Строя дальнейшие планы в Италии, импресарио задумал скомпоновать три программы из сочинений Стравинского, куда кроме балетов и опер он включил и «Регтайм» (для одиннадцати инструментов), танцевать который должна одна пара солистов на фоне панно Пикассо. Замыслы эти он реализовал лишь частично. Какие-то проекты откладывались на потом, а позже вытеснялись новыми.

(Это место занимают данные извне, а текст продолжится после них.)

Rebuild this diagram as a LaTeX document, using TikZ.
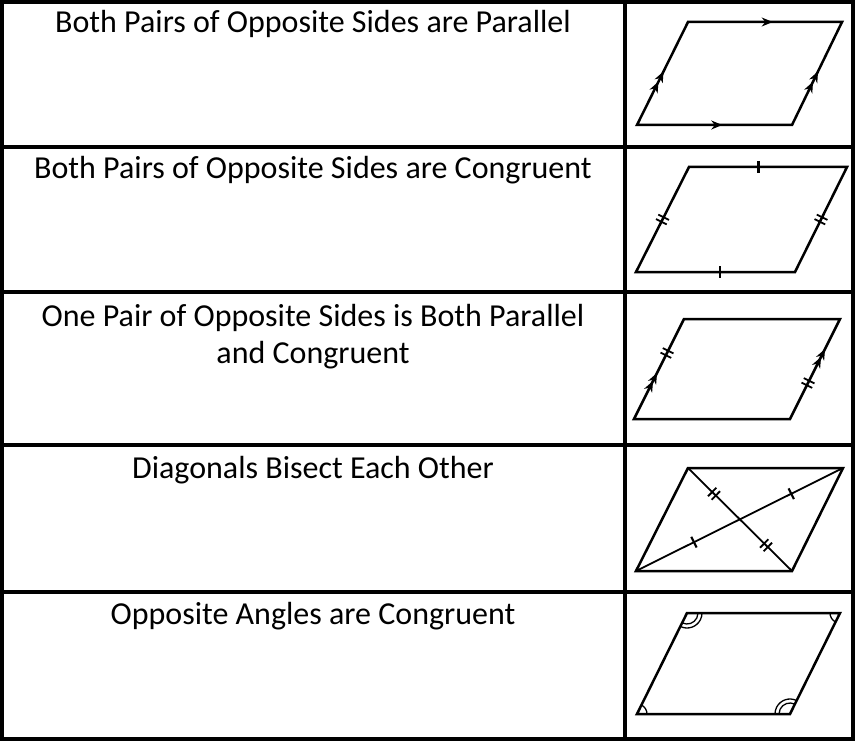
\documentclass[tikz,border=0pt]{standalone}
\usepackage{fontspec}
\setmainfont{Carlito}
\usetikzlibrary{arrows.meta,decorations.markings,angles}
\begin{document}
\begin{tikzpicture}[x=1pt,y=-1pt,
  grid/.style={line width=3.5pt},
  pgram/.style={line width=2.5pt,line join=miter},
  lbl/.style={anchor=north,align=center,font=\fontsize{32}{37}\selectfont,inner sep=0pt},
  ar/.style={postaction={decorate},decoration={markings,mark=at position #1 with {\arrow[line width=1.2pt]{Stealth[length=11pt,width=9pt]}}}},
  arr2/.style 2 args={postaction={decorate},decoration={markings,
     mark=at position #1 with {\arrow[line width=1.2pt]{Stealth[length=11pt,width=9pt]}},
     mark=at position #2 with {\arrow[line width=1.2pt]{Stealth[length=11pt,width=9pt]}}}},
  tk/.style={postaction={decorate},decoration={markings,mark=at position #1 with {\draw[line width=2.2pt] (0,-6)--(0,6);}}},
  tkk/.style={postaction={decorate},decoration={markings,mark=at position #1 with {\draw[line width=1.8pt] (-2.5,-6)--(-2.5,6) (2.5,-6)--(2.5,6);}}}]
\useasboundingbox (0,0) rectangle (855,741);
% table
\draw[grid] (2,2) rectangle (853,739);
\foreach \y in {147,292,445,592} \draw[grid] (2,\y)--(853,\y);
\draw[grid] (625,2)--(625,739);
% labels
\node[lbl] (t1) at (313,10) {Both Pairs of Opposite Sides are Parallel};
\node[lbl] (t2) at (313,156) {Both Pairs of Opposite Sides are Congruent};
\node[lbl] (t3) at (313,304) {One Pair of Opposite Sides is Both Parallel\\and Congruent};
\node[lbl] (t4) at (313,456) {Diagonals Bisect Each Other};
\node[lbl] (t5) at (313,602) {Opposite Angles are Congruent};
% 1
\coordinate (a1) at (637,125); \coordinate (b1) at (688,22); \coordinate (c1) at (842,22); \coordinate (d1) at (792,125);
\draw[pgram] (a1)--(b1)--(c1)--(d1)--cycle;
\path[ar=0.55] (b1)--(c1);
\path[ar=0.55] (a1)--(d1);
\path[arr2={0.42}{0.52}] (a1)--(b1);
\path[arr2={0.42}{0.52}] (d1)--(c1);
% 2
\coordinate (a2) at (636,272); \coordinate (b2) at (689,167); \coordinate (c2) at (847,167); \coordinate (d2) at (795,272);
\draw[pgram] (a2)--(b2)--(c2)--(d2)--cycle;
\path[tk=0.44] (b2)--(c2);
\path[tk=0.53] (a2)--(d2);
\path[tkk=0.5] (a2)--(b2);
\path[tkk=0.5] (d2)--(c2);
% 3
\coordinate (a3) at (634,419); \coordinate (b3) at (684,319); \coordinate (c3) at (840,319); \coordinate (d3) at (790,419);
\draw[pgram] (a3)--(b3)--(c3)--(d3)--cycle;
\path[arr2={0.38}{0.46}] (a3)--(b3);
\path[tkk=0.66] (a3)--(b3);
\path[tkk=0.36] (d3)--(c3);
\path[arr2={0.62}{0.70}] (d3)--(c3);
% 4
\coordinate (a4) at (636,571); \coordinate (b4) at (688,468); \coordinate (c4) at (843,468); \coordinate (d4) at (792,571);
\draw[pgram] (a4)--(b4)--(c4)--(d4)--cycle;
\draw[line width=1.8pt] (a4)--(c4);
\draw[line width=1.8pt] (b4)--(d4);
\path[tk=0.28] (a4)--(c4);
\path[tk=0.75] (a4)--(c4);
\path[tkk=0.25] (b4)--(d4);
\path[tkk=0.75] (b4)--(d4);
% 5
\coordinate (a5) at (637,714); \coordinate (b5) at (687,613); \coordinate (c5) at (840,613); \coordinate (d5) at (790,714);
\draw[pgram] (a5)--(b5)--(c5)--(d5)--cycle;
\pic[draw,line width=1.3pt,angle radius=10pt]{angle=d5--a5--b5};
\pic[draw,line width=1.3pt,angle radius=10pt]{angle=b5--c5--d5};
\pic[draw,line width=1.3pt,angle radius=11pt]{angle=a5--b5--c5};
\pic[draw,line width=1.3pt,angle radius=15pt]{angle=a5--b5--c5};
\pic[draw,line width=1.3pt,angle radius=11pt]{angle=c5--d5--a5};
\pic[draw,line width=1.3pt,angle radius=15pt]{angle=c5--d5--a5};
\end{tikzpicture}
\end{document}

Так, например, Дягилев заказал младшему «сыну» Дукельскому ещё один балет. В сентябре он пригласил его во Флоренцию, чтобы обсудить балет в деталях вместе с Кохно и Баланчиным. Балет получил условное, неокончательно утверждённое название «Три триады». Дукельский называл его также «Три времени года», поясняя, что «четвёртого — осени — С. П. [Дягилев] не переносил». Усердно трудясь, молодой композитор 15 октября 1926 года в письме к матери в США изложил вольно-шутливую аннотацию своего нового сочинения: «Знаешь ли ты мужиков Венецианова? Вот атмосфера балета: крестьянки 1830-го на пуантах и хорошо вымытые мужики в белых рубашках. Соответственно и музыка слегка русско-итальянская; есть кое-что от Глинки, есть и от Доницетти. Думаю, зрелище будет занятное; музыка более светлая, чем «Зефир». В «Зефире» было некоторое нагромождение деталей, которого стараюсь здесь избежать». Но когда клавир «Триад» был завершён, Дягилев забраковал его и назвал «пыльной вещью». «Звучит как Аренский», — добавил он, сравнив с музыкой нелюбимого им композитора.